As much I ache to dive headlong into full-on screenwriting, there are times when journalism is really good fun. Times when you can forget all the irritating stuff, like having to transcribe lengthy interviews or deal with PRs who decide they'd really rather like to sit in on your face-to-face interview, because they've got fuck all else to do with themselves.
I've spent the last couple of days honing and editing a lengthy interview with Steven Moffat, which I'm writing on for Doctor Who Magazine. It will chart six months or so of development on his latest two-part Doctor Who story The Silence in the Library/Forest of the Dead, which will broadcast on May 31 and June 7. It's a fantastic couple of episodes, and Moffat's a compelling conversationalist. You literally learn something from every sentence.
When you tell people you're a journalist, one of the first questions they ask is who your worst ever interviewee has been. I was asked this for a magazine recently, and I was going to say the blind Canadian guitarist Jeff Healey. I interviewed him around 1994, with relatively little experience under my belt. I felt awkward about the fact that he was blind, and the grumpy six-stringer did precious little to make me feel at ease.
I say I was going to give this magazine Jeff Healey as my answer, because I Googled around for "Jeff Healey" and discovered that he'd died a mere two weeks beforehand. So to cite him would have seemed like crowing.

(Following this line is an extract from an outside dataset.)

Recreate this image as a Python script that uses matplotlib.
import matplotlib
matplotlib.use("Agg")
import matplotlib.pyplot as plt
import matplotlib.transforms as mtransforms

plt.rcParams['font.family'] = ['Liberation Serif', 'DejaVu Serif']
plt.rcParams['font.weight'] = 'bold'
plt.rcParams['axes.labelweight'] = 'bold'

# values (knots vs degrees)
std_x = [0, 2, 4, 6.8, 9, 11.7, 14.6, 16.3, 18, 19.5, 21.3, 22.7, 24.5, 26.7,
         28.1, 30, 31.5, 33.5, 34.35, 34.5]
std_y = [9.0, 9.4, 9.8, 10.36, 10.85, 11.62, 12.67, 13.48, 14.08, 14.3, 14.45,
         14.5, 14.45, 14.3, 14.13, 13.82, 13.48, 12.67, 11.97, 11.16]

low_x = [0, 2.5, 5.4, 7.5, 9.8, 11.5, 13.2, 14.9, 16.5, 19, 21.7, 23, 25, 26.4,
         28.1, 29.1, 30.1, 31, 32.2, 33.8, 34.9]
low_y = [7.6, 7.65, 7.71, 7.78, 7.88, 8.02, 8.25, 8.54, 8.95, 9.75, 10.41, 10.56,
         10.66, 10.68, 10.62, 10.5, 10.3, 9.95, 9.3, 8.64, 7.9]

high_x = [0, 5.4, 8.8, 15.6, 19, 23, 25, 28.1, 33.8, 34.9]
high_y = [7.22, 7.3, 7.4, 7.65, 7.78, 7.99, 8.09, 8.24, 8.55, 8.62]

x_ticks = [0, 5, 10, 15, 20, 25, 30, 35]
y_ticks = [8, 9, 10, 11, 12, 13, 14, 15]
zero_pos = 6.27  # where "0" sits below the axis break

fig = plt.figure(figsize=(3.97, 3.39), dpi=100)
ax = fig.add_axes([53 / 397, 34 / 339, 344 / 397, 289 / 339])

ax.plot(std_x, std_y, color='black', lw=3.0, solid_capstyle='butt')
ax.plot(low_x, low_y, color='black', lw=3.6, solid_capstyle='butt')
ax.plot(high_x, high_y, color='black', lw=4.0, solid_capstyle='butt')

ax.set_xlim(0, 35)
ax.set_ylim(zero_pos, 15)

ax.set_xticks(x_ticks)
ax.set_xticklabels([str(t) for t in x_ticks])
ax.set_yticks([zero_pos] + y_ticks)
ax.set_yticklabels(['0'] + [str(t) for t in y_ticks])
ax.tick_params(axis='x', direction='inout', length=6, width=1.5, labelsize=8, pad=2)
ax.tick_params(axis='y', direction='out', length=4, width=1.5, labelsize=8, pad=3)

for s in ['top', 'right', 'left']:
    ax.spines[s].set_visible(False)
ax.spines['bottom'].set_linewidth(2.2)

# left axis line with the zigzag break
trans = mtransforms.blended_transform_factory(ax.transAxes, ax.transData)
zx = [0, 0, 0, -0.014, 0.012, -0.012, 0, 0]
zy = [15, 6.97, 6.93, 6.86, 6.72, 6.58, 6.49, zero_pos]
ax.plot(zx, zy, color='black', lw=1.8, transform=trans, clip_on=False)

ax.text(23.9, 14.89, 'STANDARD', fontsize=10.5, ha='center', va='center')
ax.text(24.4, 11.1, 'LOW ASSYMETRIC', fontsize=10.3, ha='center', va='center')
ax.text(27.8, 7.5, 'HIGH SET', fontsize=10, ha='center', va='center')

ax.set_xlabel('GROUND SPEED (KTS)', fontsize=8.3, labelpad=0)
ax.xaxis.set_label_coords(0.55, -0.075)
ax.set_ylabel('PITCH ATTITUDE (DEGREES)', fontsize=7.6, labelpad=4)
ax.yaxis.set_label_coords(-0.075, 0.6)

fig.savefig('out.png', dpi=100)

The truth is, the worst interviews are the ones you just forget, because they're dull, dull, dull. To my shame, I've never had an interviewee walk out on me, but if I had, that would probably rank as one of the best. I have, however, had an interviewee jam a knife-blade down between my fingers on a table. Which was quite memorable. That'd be Blaze Bayley of Wolfsbane, before you ask. I also narrowly escaped being thrown into a swimming pool by the assembled members of Suicidal Tendencies, by reminding them that I had our hour-long interview tape in my pocket (weirdly, present-day chick-lit author Louise Bagshawe was their press officer back then, and she did get dunked). Oh, and there were death threats at one point. Ha! Look at me, eh? Still breathing and everything.
Anyway, people's second question is who my favourite interview might be. And I haven't always known what to say. But I suspect that, after finishing this Steven Moffat interview, I might finally have an answer.